There are rules in place for a girl like me.
There is an order to follow.
There is an immense pressure to speak a certain way, dress with class, and have a particular career. Religion was a significant factor in modifying my behavior and self-expression. My spirituality and, thus, my creativity had to fit into a specific mold.
From a young age, I was always conditioned first to ask if an action was “okay” and “acceptable.” When I engaged in “deviant” behavior, I would be an emotional wreck. I felt extreme shame, self-loathing, and dishonorable.
By 25, I was burnt out from asking.
I was exhausted by conforming.
Slowly, I have discovered I am not my happiest when I am asking others for permission.
It’s been a slow process of unlearning feelings of guilt and shame with being who I am.
Today I am thinking about how this habit of asking permission has affected writing. Writing is therapeutic but becomes a task when l start allowing that little voice in my head to ask if I am doing it “in the right way.”
Growing up, my identity and self-esteem were crafted around being a good student. In school, writing grammatically correct came first, and self-expression came after, which was never easy for me because I grew up in a bilingual household.

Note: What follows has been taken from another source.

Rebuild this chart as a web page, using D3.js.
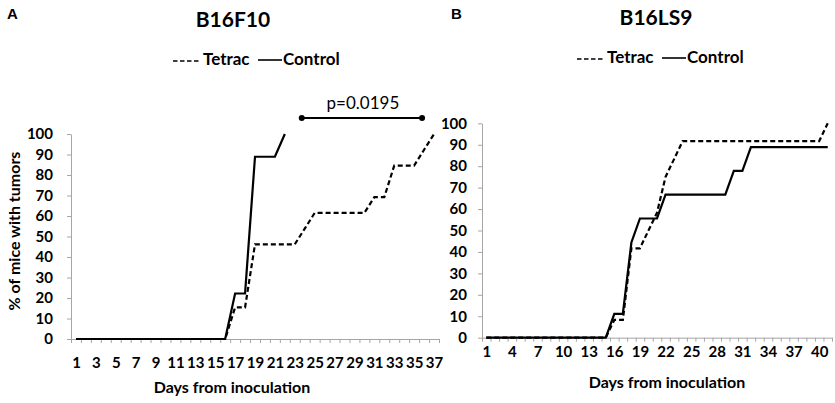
<!DOCTYPE html>
<html>
<head>
<meta charset="utf-8">
<script src="https://cdn.jsdelivr.net/npm/d3@7"></script>
<style>
  body { margin: 0; background: #fff; }
  text { font-family: Lato, "Open Sans", sans-serif; fill: #000; }
  .axis path, .axis line { stroke: #a6a6a6; stroke-width: 1; }
  .axis text { font-size: 15px; font-weight: bold; }
</style>
</head>
<body>
<div id="chart"></div>
<script>
// Panel A - B16F10 (days 1-37)
var daysA = d3.range(1, 38);
var xLabelsA = [1, 3, 5, 7, 9, 11, 13, 15, 17, 19, 21, 23, 25, 27, 29, 31, 33, 35, 37];
var tetracA = [0, 0, 0, 0, 0, 0, 0, 0, 0, 0, 0, 0, 0, 0, 0, 0,
    15.4, 15.4, 46.2, 46.2, 46.2, 46.2, 46.2, 53.8,
    61.5, 61.5, 61.5, 61.5, 61.5, 61.5, 69.2, 69.2,
    84.6, 84.6, 84.6, 92.3, 100];
var controlA = [0, 0, 0, 0, 0, 0, 0, 0, 0, 0, 0, 0, 0, 0, 0, 0,
    22.2, 22.2, 88.9, 88.9, 88.9, 100];

// Panel B - B16LS9 (days 1-41)
var daysB = d3.range(1, 42);
var xLabelsB = [1, 4, 7, 10, 13, 16, 19, 22, 25, 28, 31, 34, 37, 40];
var tetracB = [0, 0, 0, 0, 0, 0, 0, 0, 0, 0, 0, 0, 0, 0, 0,
    8.3, 8.3, 41.7, 41.7, 50, 58.3, 75, 83.3,
    91.7, 91.7, 91.7, 91.7, 91.7, 91.7, 91.7, 91.7, 91.7,
    91.7, 91.7, 91.7, 91.7, 91.7, 91.7, 91.7, 91.7, 100];
var controlB = [0, 0, 0, 0, 0, 0, 0, 0, 0, 0, 0, 0, 0, 0, 0,
    11.1, 11.1, 44.4, 55.6, 55.6, 55.6,
    66.7, 66.7, 66.7, 66.7, 66.7, 66.7, 66.7, 66.7,
    77.8, 77.8, 88.9, 88.9, 88.9, 88.9, 88.9, 88.9, 88.9, 88.9, 88.9, 88.9];

var yTicks = [0, 10, 20, 30, 40, 50, 60, 70, 80, 90, 100];

// p-value bracket for panel A (in day units)
var pText = "p=0.0195";
var pSpan = [23.7, 35.8];

var svgWidth = 835;
var svgHeight = 403;

var svg = d3.select("#chart")
    .append("svg")
    .attr("width", svgWidth)
    .attr("height", svgHeight);

function drawPanel(cfg) {
    var g = svg.append("g");

    var xScale = d3.scaleLinear()
        .domain([0.5, cfg.days.length + 0.5])
        .range([cfg.left, cfg.right]);

    var yScale = d3.scaleLinear()
        .domain([0, 100])
        .range([cfg.bottom, cfg.top]);

    // y axis with ticks
    g.append("g")
        .attr("class", "axis")
        .attr("transform", `translate(${cfg.left},0)`)
        .call(d3.axisLeft(yScale).tickValues(yTicks).tickSize(4).tickPadding(cfg.yPad).tickSizeOuter(0));

    // x axis tick marks between categories
    var bounds = cfg.days.map(d => d - 0.5).concat([cfg.days.length + 0.5]);
    g.append("g")
        .attr("class", "axis")
        .attr("transform", `translate(0,${cfg.bottom})`)
        .call(d3.axisBottom(xScale).tickValues(bounds).tickSize(4).tickSizeOuter(0).tickFormat(""));

    // x labels on category centres
    var lab = g.append("g")
        .attr("class", "axis")
        .attr("transform", `translate(0,${cfg.bottom})`)
        .call(d3.axisBottom(xScale).tickValues(cfg.labels).tickSize(0).tickPadding(cfg.xPad).tickFormat(d3.format("d")));
    lab.select(".domain").remove();

    var line = d3.line()
        .x((d, i) => xScale(i + 1))
        .y(d => yScale(d));

    g.append("path")
        .datum(cfg.tetrac)
        .attr("d", line)
        .attr("fill", "none")
        .attr("stroke", "#000")
        .attr("stroke-width", 2.2)
        .attr("stroke-dasharray", "5,3");

    g.append("path")
        .datum(cfg.control)
        .attr("d", line)
        .attr("fill", "none")
        .attr("stroke", "#000")
        .attr("stroke-width", 2.2);

    // panel letter + title
    svg.append("text")
        .attr("x", cfg.letterX).attr("y", 19)
        .style("font-family", "'Liberation Sans', Arial, sans-serif")
        .style("font-size", "15px").style("font-weight", "bold")
        .text(cfg.letter);

    svg.append("text")
        .attr("x", cfg.titleX).attr("y", cfg.titleY)
        .attr("text-anchor", "middle")
        .style("font-size", "21px").style("font-weight", "bold")
        .text(cfg.title);

    // legend
    var ly = cfg.legendY;
    svg.append("line")
        .attr("x1", cfg.legendX).attr("x2", cfg.legendX + 27)
        .attr("y1", ly - 4).attr("y2", ly - 4)
        .attr("stroke", "#000").attr("stroke-width", 1.6)
        .attr("stroke-dasharray", "4.5,2.5");
    svg.append("text")
        .attr("x", cfg.legendX + 30).attr("y", ly)
        .style("font-size", "17px").style("font-weight", "bold")
        .text("Tetrac");
    svg.append("line")
        .attr("x1", cfg.legendX + 85).attr("x2", cfg.legendX + 109)
        .attr("y1", ly - 5).attr("y2", ly - 5)
        .attr("stroke", "#000").attr("stroke-width", 1.6);
    svg.append("text")
        .attr("x", cfg.legendX + 110).attr("y", ly)
        .style("font-size", "17px").style("font-weight", "bold")
        .text("Control");

    // x axis title
    svg.append("text")
        .attr("x", cfg.xTitleX).attr("y", cfg.xTitleY)
        .attr("text-anchor", "middle")
        .style("font-size", "16px").style("font-weight", "bold")
        .text("Days from inoculation");

    return { x: xScale, y: yScale, g: g };
}

var panelA = drawPanel({
    days: daysA, labels: xLabelsA, tetrac: tetracA, control: controlA,
    left: 71, right: 439, top: 134, bottom: 339, yPad: 14, xPad: 18,
    letter: "A", letterX: 7, title: "B16F10", titleX: 233, titleY: 27,
    legendX: 173, legendY: 65, xTitleX: 232, xTitleY: 393
});

var panelB = drawPanel({
    days: daysB, labels: xLabelsB, tetrac: tetracB, control: controlB,
    left: 482, right: 832, top: 123.3, bottom: 337.7, yPad: 11, xPad: 9,
    letter: "B", letterX: 451, title: "B16LS9", titleX: 656, titleY: 25,
    legendX: 577, legendY: 63, xTitleX: 667, xTitleY: 388
});

// y axis title (panel A only)
svg.append("text")
    .attr("transform", "rotate(-90)")
    .attr("x", -231).attr("y", 20)
    .attr("text-anchor", "middle")
    .style("font-size", "16px").style("font-weight", "bold")
    .text("% of mice with tumors");

// significance bracket
var by = 118;
panelA.g.append("line")
    .attr("x1", panelA.x(pSpan[0])).attr("x2", panelA.x(pSpan[1]))
    .attr("y1", by).attr("y2", by)
    .attr("stroke", "#000").attr("stroke-width", 2);
panelA.g.selectAll(".pdot")
    .data(pSpan)
    .enter()
    .append("circle")
    .attr("cx", d => panelA.x(d))
    .attr("cy", by)
    .attr("r", 3)
    .attr("fill", "#000");
panelA.g.append("text")
    .attr("x", d3.mean(pSpan, d => panelA.x(d)) + 1)
    .attr("y", 109)
    .attr("text-anchor", "middle")
    .style("font-size", "17px")
    .text(pText);
</script>
</body>
</html>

All of this created an immense amount of pressure to express my feelings and thoughts with perfection. What that did, was create this need to be perfect at the stake of genuine self-expression. I still feel the remnants.
When I write, I find myself still asking for constant permission and acceptance from an entity outside of myself.

I am learning to write freely and allow my spirit to guide me. It’s okay to add punctuation where I want or write a run-on sentence because “it feels right.”
I am freer. The grips of “permission” are loosening.
As I continue to unpack the self-imposed restrictions placed on my life and breaking them down one by one, I find myself liking who I am more.